Aim: Write out all the entries word for word, but skip any images.
— START —
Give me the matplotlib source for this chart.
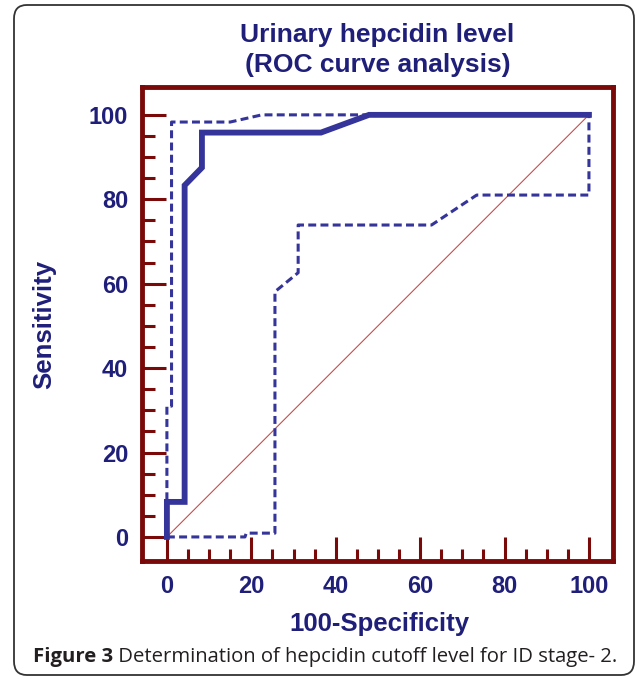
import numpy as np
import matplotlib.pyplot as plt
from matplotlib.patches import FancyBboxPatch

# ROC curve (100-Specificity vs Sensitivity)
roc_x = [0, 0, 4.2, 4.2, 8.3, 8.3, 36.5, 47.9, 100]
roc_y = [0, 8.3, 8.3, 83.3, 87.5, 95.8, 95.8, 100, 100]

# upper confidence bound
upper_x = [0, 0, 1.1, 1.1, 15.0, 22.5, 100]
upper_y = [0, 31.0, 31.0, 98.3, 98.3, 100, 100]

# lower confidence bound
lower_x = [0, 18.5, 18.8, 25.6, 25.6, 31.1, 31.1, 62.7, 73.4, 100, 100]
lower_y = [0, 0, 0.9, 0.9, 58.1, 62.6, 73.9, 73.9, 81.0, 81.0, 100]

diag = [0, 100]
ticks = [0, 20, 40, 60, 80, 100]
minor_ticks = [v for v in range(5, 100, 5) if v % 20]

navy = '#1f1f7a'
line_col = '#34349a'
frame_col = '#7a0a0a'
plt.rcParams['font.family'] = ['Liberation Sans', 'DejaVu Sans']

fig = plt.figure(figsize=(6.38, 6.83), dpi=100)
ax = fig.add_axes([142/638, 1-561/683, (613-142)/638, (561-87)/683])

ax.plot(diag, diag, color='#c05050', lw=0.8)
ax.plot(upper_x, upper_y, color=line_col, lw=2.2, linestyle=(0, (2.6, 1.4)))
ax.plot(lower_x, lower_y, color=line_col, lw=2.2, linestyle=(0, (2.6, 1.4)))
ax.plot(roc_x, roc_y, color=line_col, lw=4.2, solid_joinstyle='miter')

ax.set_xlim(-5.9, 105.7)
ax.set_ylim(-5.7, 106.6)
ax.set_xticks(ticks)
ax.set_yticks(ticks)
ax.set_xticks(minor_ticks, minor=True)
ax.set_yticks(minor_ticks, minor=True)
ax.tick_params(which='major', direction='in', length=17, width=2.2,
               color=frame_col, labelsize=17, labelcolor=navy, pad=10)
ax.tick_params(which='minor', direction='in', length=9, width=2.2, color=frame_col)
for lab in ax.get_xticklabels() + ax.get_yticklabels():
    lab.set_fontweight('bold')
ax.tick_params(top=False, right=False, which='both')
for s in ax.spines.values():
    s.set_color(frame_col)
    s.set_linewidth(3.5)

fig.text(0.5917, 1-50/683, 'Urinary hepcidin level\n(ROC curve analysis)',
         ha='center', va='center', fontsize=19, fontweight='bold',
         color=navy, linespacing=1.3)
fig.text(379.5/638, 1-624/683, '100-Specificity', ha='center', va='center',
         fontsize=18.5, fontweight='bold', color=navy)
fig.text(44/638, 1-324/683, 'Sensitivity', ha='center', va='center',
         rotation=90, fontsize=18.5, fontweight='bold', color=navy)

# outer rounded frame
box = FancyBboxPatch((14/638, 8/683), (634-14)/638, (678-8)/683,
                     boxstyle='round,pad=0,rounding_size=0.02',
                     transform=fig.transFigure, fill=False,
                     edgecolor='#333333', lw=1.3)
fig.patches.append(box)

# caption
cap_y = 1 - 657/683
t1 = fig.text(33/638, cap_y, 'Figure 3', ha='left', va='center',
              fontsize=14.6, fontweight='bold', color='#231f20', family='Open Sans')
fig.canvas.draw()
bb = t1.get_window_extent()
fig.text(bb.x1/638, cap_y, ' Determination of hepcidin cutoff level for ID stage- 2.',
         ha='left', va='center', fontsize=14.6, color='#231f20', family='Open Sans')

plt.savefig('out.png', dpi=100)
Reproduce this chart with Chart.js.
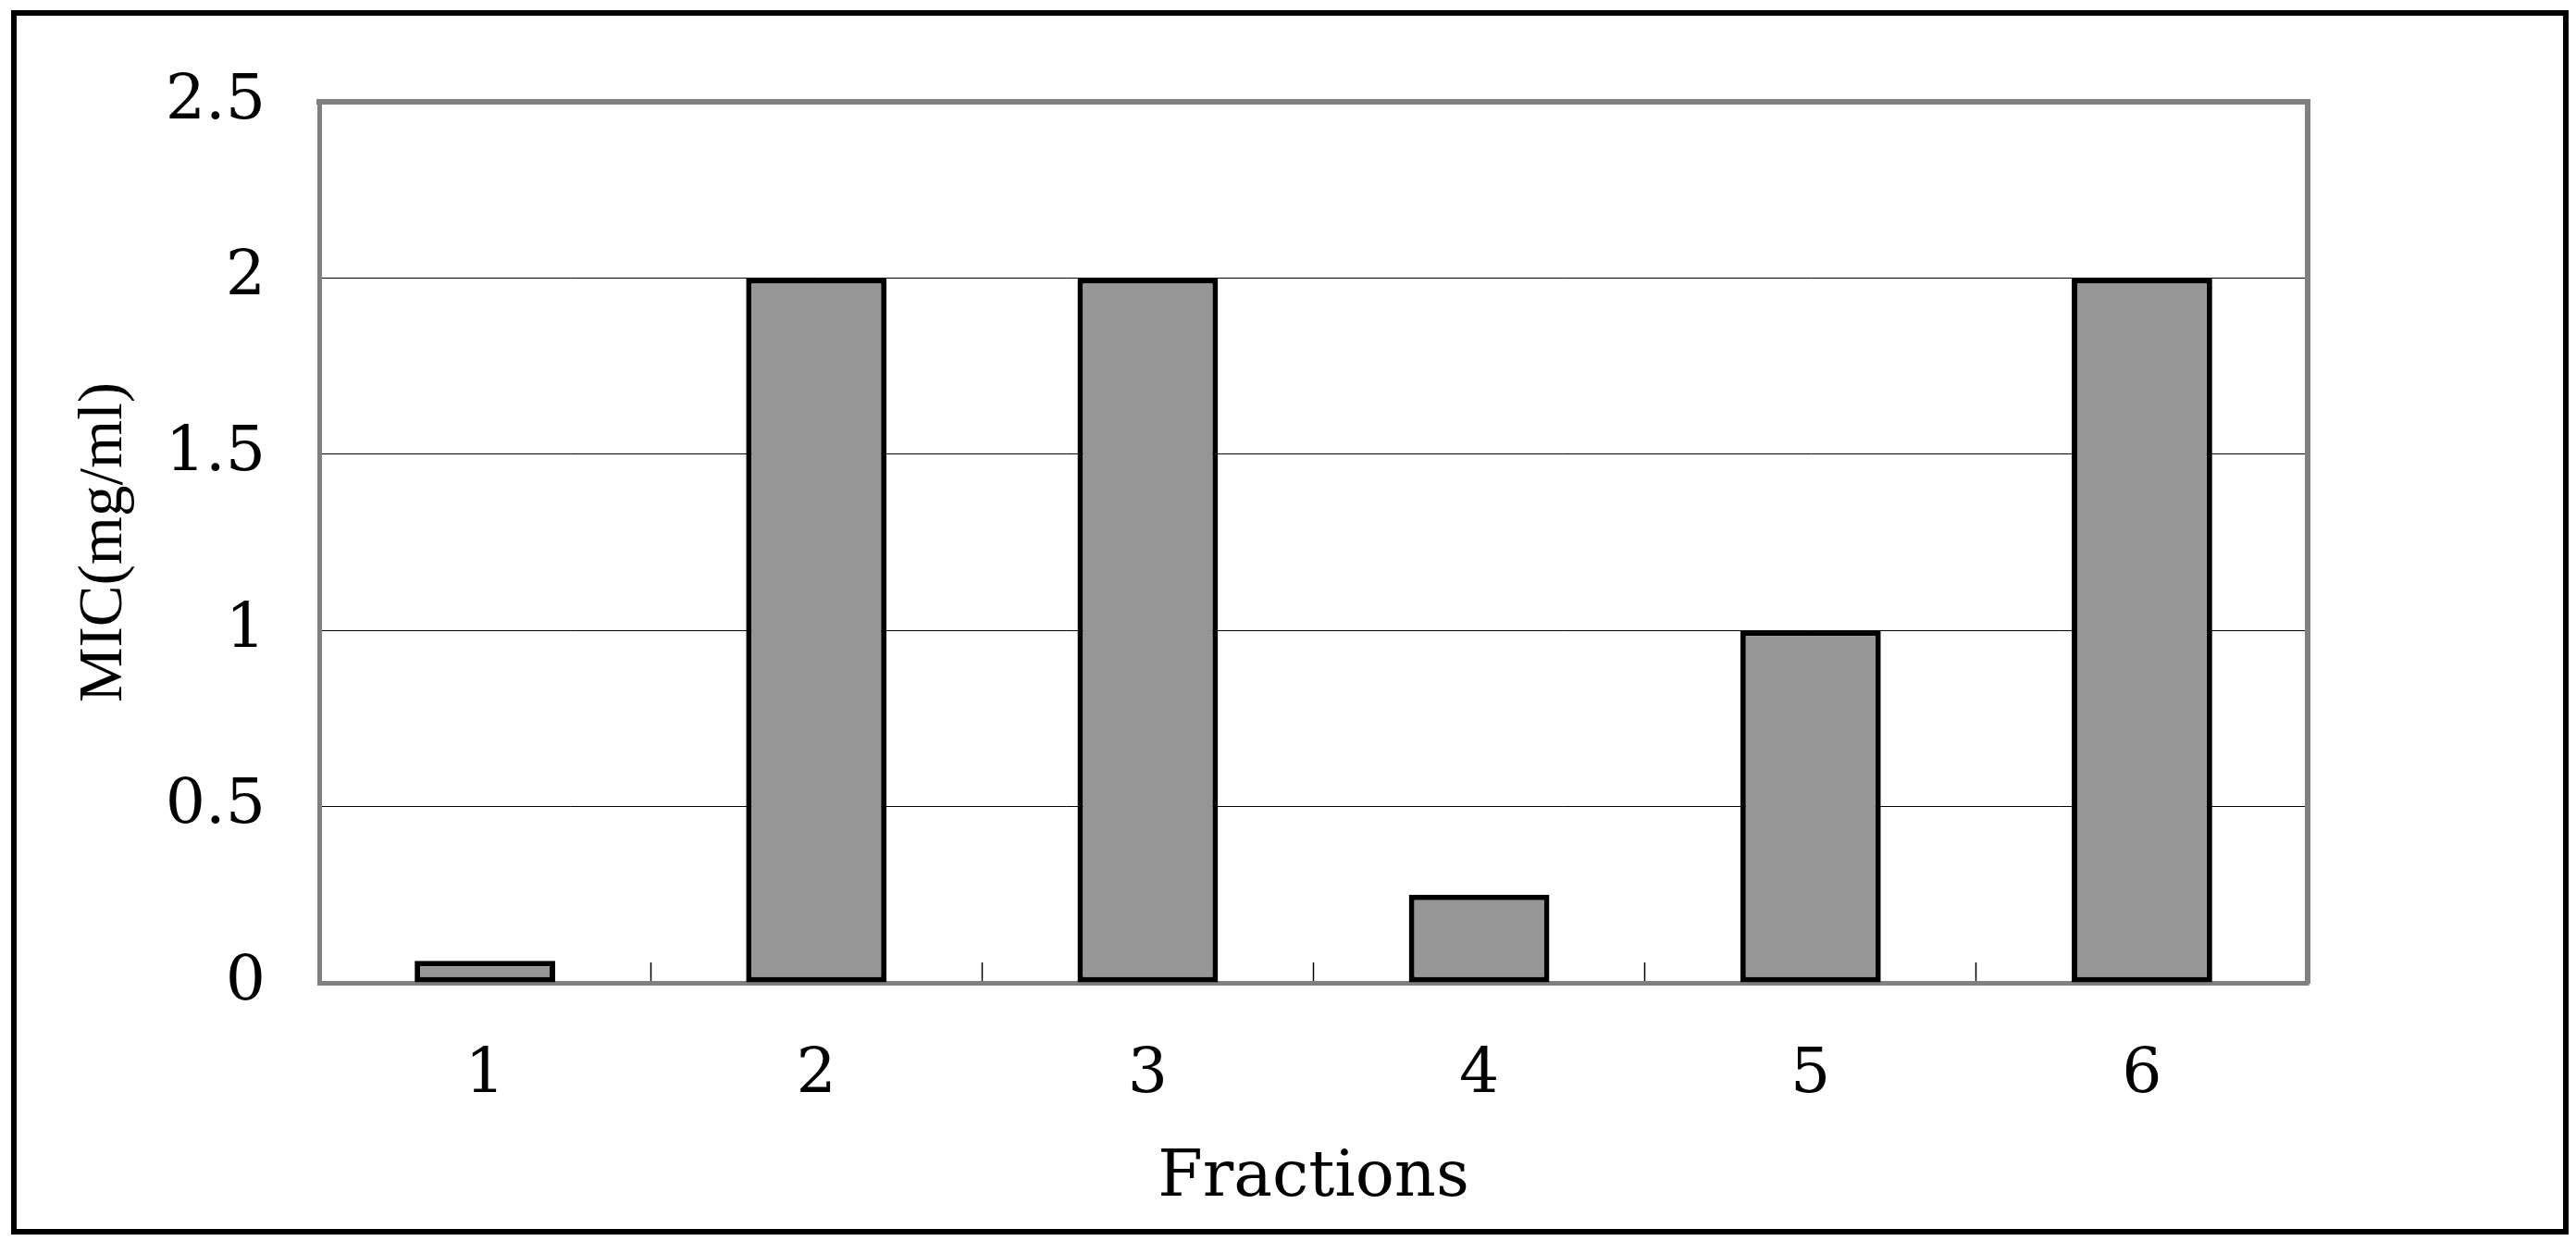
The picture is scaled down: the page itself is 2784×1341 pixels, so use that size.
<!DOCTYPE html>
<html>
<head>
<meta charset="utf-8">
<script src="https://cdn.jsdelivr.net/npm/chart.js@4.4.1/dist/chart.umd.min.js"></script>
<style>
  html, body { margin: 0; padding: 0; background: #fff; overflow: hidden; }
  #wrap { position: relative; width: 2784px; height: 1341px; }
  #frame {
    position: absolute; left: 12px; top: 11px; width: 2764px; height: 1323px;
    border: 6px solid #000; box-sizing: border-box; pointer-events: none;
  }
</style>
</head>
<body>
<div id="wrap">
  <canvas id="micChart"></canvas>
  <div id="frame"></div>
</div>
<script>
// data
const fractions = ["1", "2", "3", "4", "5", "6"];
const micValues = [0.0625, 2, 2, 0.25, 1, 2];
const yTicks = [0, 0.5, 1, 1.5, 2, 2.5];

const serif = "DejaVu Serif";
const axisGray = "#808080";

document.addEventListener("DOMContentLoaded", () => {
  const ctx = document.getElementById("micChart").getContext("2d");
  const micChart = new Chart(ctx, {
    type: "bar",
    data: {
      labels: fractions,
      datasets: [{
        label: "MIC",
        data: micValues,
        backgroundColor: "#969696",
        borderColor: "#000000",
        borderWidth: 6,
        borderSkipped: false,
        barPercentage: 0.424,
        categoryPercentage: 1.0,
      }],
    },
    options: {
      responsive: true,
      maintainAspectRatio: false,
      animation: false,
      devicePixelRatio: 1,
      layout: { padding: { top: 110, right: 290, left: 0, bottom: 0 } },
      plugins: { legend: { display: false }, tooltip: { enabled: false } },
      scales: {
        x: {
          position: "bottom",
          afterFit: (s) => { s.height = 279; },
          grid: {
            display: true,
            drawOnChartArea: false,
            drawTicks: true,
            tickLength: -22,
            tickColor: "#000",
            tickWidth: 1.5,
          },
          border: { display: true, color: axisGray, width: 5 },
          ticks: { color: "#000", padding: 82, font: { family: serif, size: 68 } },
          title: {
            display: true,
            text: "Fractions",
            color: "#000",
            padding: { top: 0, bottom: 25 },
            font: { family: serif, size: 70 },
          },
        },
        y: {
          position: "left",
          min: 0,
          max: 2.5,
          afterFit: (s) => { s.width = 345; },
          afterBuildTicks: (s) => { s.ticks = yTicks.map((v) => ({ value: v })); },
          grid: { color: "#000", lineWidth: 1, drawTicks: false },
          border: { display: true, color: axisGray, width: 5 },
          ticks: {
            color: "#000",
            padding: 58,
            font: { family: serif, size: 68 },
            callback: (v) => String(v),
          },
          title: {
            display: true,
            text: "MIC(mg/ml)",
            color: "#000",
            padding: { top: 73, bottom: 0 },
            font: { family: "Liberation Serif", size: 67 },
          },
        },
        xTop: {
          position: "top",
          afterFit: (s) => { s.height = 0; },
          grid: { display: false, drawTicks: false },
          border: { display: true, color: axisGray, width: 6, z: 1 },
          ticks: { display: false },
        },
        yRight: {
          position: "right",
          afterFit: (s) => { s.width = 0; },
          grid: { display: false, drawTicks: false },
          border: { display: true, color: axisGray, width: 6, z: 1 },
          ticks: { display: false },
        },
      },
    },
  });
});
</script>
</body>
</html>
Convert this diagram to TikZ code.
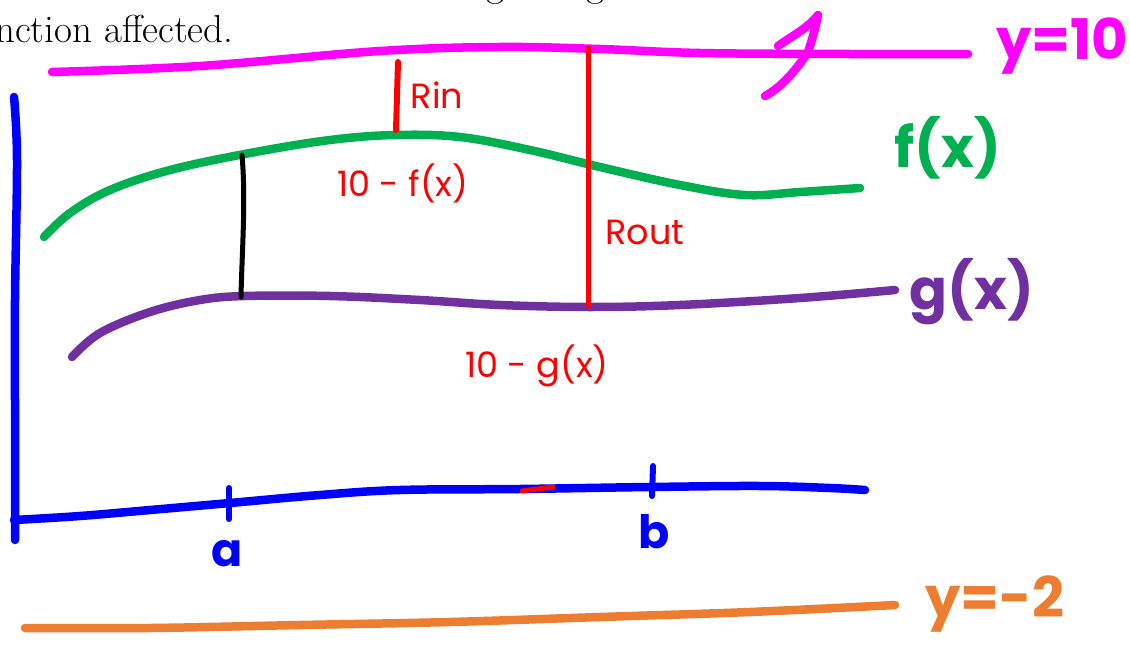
— END —
Result:
Give me the matplotlib source for this chart.
import numpy as np
import matplotlib.pyplot as plt
from matplotlib.patches import FancyBboxPatch

# ROC curve (100-Specificity vs Sensitivity)
roc_x = [0, 0, 4.2, 4.2, 8.3, 8.3, 36.5, 47.9, 100]
roc_y = [0, 8.3, 8.3, 83.3, 87.5, 95.8, 95.8, 100, 100]

# upper confidence bound
upper_x = [0, 0, 1.1, 1.1, 15.0, 22.5, 100]
upper_y = [0, 31.0, 31.0, 98.3, 98.3, 100, 100]

# lower confidence bound
lower_x = [0, 18.5, 18.8, 25.6, 25.6, 31.1, 31.1, 62.7, 73.4, 100, 100]
lower_y = [0, 0, 0.9, 0.9, 58.1, 62.6, 73.9, 73.9, 81.0, 81.0, 100]

diag = [0, 100]
ticks = [0, 20, 40, 60, 80, 100]
minor_ticks = [v for v in range(5, 100, 5) if v % 20]

navy = '#1f1f7a'
line_col = '#34349a'
frame_col = '#7a0a0a'
plt.rcParams['font.family'] = ['Liberation Sans', 'DejaVu Sans']

fig = plt.figure(figsize=(6.38, 6.83), dpi=100)
ax = fig.add_axes([142/638, 1-561/683, (613-142)/638, (561-87)/683])

ax.plot(diag, diag, color='#c05050', lw=0.8)
ax.plot(upper_x, upper_y, color=line_col, lw=2.2, linestyle=(0, (2.6, 1.4)))
ax.plot(lower_x, lower_y, color=line_col, lw=2.2, linestyle=(0, (2.6, 1.4)))
ax.plot(roc_x, roc_y, color=line_col, lw=4.2, solid_joinstyle='miter')

ax.set_xlim(-5.9, 105.7)
ax.set_ylim(-5.7, 106.6)
ax.set_xticks(ticks)
ax.set_yticks(ticks)
ax.set_xticks(minor_ticks, minor=True)
ax.set_yticks(minor_ticks, minor=True)
ax.tick_params(which='major', direction='in', length=17, width=2.2,
               color=frame_col, labelsize=17, labelcolor=navy, pad=10)
ax.tick_params(which='minor', direction='in', length=9, width=2.2, color=frame_col)
for lab in ax.get_xticklabels() + ax.get_yticklabels():
    lab.set_fontweight('bold')
ax.tick_params(top=False, right=False, which='both')
for s in ax.spines.values():
    s.set_color(frame_col)
    s.set_linewidth(3.5)

fig.text(0.5917, 1-50/683, 'Urinary hepcidin level\n(ROC curve analysis)',
         ha='center', va='center', fontsize=19, fontweight='bold',
         color=navy, linespacing=1.3)
fig.text(379.5/638, 1-624/683, '100-Specificity', ha='center', va='center',
         fontsize=18.5, fontweight='bold', color=navy)
fig.text(44/638, 1-324/683, 'Sensitivity', ha='center', va='center',
         rotation=90, fontsize=18.5, fontweight='bold', color=navy)

# outer rounded frame
box = FancyBboxPatch((14/638, 8/683), (634-14)/638, (678-8)/683,
                     boxstyle='round,pad=0,rounding_size=0.02',
                     transform=fig.transFigure, fill=False,
                     edgecolor='#333333', lw=1.3)
fig.patches.append(box)

# caption
cap_y = 1 - 657/683
t1 = fig.text(33/638, cap_y, 'Figure 3', ha='left', va='center',
              fontsize=14.6, fontweight='bold', color='#231f20', family='Open Sans')
fig.canvas.draw()
bb = t1.get_window_extent()
fig.text(bb.x1/638, cap_y, ' Determination of hepcidin cutoff level for ID stage- 2.',
         ha='left', va='center', fontsize=14.6, color='#231f20', family='Open Sans')

plt.savefig('out.png', dpi=100)
Reproduce this chart with Chart.js.
The picture is scaled down: the page itself is 2784×1341 pixels, so use that size.
<!DOCTYPE html>
<html>
<head>
<meta charset="utf-8">
<script src="https://cdn.jsdelivr.net/npm/chart.js@4.4.1/dist/chart.umd.min.js"></script>
<style>
  html, body { margin: 0; padding: 0; background: #fff; overflow: hidden; }
  #wrap { position: relative; width: 2784px; height: 1341px; }
  #frame {
    position: absolute; left: 12px; top: 11px; width: 2764px; height: 1323px;
    border: 6px solid #000; box-sizing: border-box; pointer-events: none;
  }
</style>
</head>
<body>
<div id="wrap">
  <canvas id="micChart"></canvas>
  <div id="frame"></div>
</div>
<script>
// data
const fractions = ["1", "2", "3", "4", "5", "6"];
const micValues = [0.0625, 2, 2, 0.25, 1, 2];
const yTicks = [0, 0.5, 1, 1.5, 2, 2.5];

const serif = "DejaVu Serif";
const axisGray = "#808080";

document.addEventListener("DOMContentLoaded", () => {
  const ctx = document.getElementById("micChart").getContext("2d");
  const micChart = new Chart(ctx, {
    type: "bar",
    data: {
      labels: fractions,
      datasets: [{
        label: "MIC",
        data: micValues,
        backgroundColor: "#969696",
        borderColor: "#000000",
        borderWidth: 6,
        borderSkipped: false,
        barPercentage: 0.424,
        categoryPercentage: 1.0,
      }],
    },
    options: {
      responsive: true,
      maintainAspectRatio: false,
      animation: false,
      devicePixelRatio: 1,
      layout: { padding: { top: 110, right: 290, left: 0, bottom: 0 } },
      plugins: { legend: { display: false }, tooltip: { enabled: false } },
      scales: {
        x: {
          position: "bottom",
          afterFit: (s) => { s.height = 279; },
          grid: {
            display: true,
            drawOnChartArea: false,
            drawTicks: true,
            tickLength: -22,
            tickColor: "#000",
            tickWidth: 1.5,
          },
          border: { display: true, color: axisGray, width: 5 },
          ticks: { color: "#000", padding: 82, font: { family: serif, size: 68 } },
          title: {
            display: true,
            text: "Fractions",
            color: "#000",
            padding: { top: 0, bottom: 25 },
            font: { family: serif, size: 70 },
          },
        },
        y: {
          position: "left",
          min: 0,
          max: 2.5,
          afterFit: (s) => { s.width = 345; },
          afterBuildTicks: (s) => { s.ticks = yTicks.map((v) => ({ value: v })); },
          grid: { color: "#000", lineWidth: 1, drawTicks: false },
          border: { display: true, color: axisGray, width: 5 },
          ticks: {
            color: "#000",
            padding: 58,
            font: { family: serif, size: 68 },
            callback: (v) => String(v),
          },
          title: {
            display: true,
            text: "MIC(mg/ml)",
            color: "#000",
            padding: { top: 73, bottom: 0 },
            font: { family: "Liberation Serif", size: 67 },
          },
        },
        xTop: {
          position: "top",
          afterFit: (s) => { s.height = 0; },
          grid: { display: false, drawTicks: false },
          border: { display: true, color: axisGray, width: 6, z: 1 },
          ticks: { display: false },
        },
        yRight: {
          position: "right",
          afterFit: (s) => { s.width = 0; },
          grid: { display: false, drawTicks: false },
          border: { display: true, color: axisGray, width: 6, z: 1 },
          ticks: { display: false },
        },
      },
    },
  });
});
</script>
</body>
</html>
Convert this diagram to TikZ code.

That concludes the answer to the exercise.